On Wed, Dec 27, 2006 at 07:15:48AM -0800, Angva wrote:
> Just wanted to post an update. Not going too well. Each time the
> scripts were run over this holiday weekend, more statements failed with
> out of memory errors, including more and more create index statements
> (it had only been clusters previously). Eventually, psql could not even
> be called with a very simple one-row update:
>
> psql: could not fork new process for connection: Cannot allocate memory

You have memory overcommit turned off, thus it can't fork a new
process. You must find out what it taking up the virtual memory.

Note that in Linux, overcommit off limits the total virtual memory to
swap space + half of real RAM. How much RAM have you got and how much
active swap? If you have a server with lots of ram, you need at least
half that RAM as swap to be able to use it all...

Have a nice day,
--
Martijn van Oosterhout <kleptog(at)svana(dot)org> http://svana.org/kleptog/
> From each according to his ability. To each according to his ability to litigate.

From:	Alvaro Herrera <alvherre(at)commandprompt(dot)com>
To:	Angva <angvaw(at)gmail(dot)com>
Cc:	pgsql-general(at)postgresql(dot)org
Subject:	Re: out of memory woes
Date:	2006-12-29 23:22:27
Message-ID:	20061229232227.GA32000@alvh.no-ip.org
Views:	Raw Message \| Whole Thread \| Download mbox \| Resend email
Lists:	pgsql-general

Angva wrote:

> Guess I'm about ready to wrap up this thread, but I was just wondering
> if Alvaro might have confused work_mem with maintenance_work_mem. The
> docs say that work_mem is used for internal sort operations, but they
> also say maintenance_work_mem is used for create index.

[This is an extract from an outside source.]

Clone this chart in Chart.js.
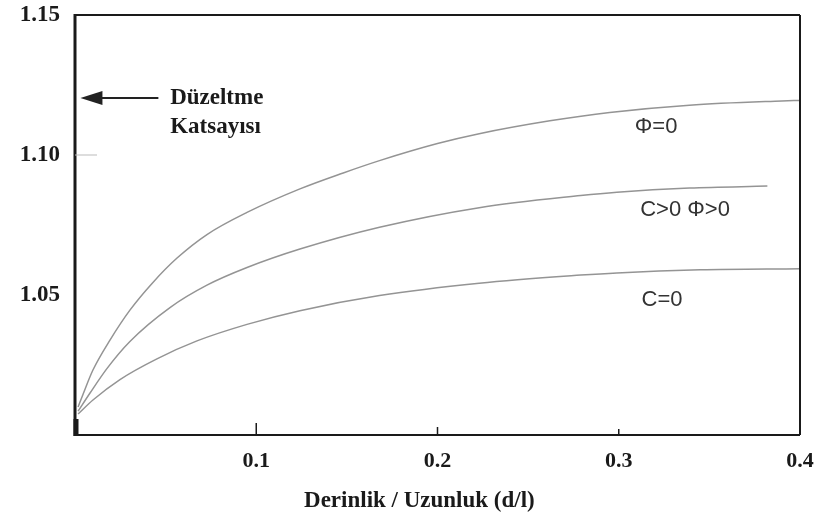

My tests seem
> to show that clustering does not use work_mem at all (or my clusters
> don't use very much of it for whatever reason). Can anyone confirm
> this?

Huh, sure, "system" operations like cluster, create index or vacuum use
maintenance_work_mem, not work_mem (the latter being used mainly by
regular queries, i.e. select, update, delete). I just hadn't read the
whole background of your problem so I didn't notice you were talking
about cluster. Sorry about being sloppy on that.

--
Alvaro Herrera http://www.CommandPrompt.com/
The PostgreSQL Company - Command Prompt, Inc.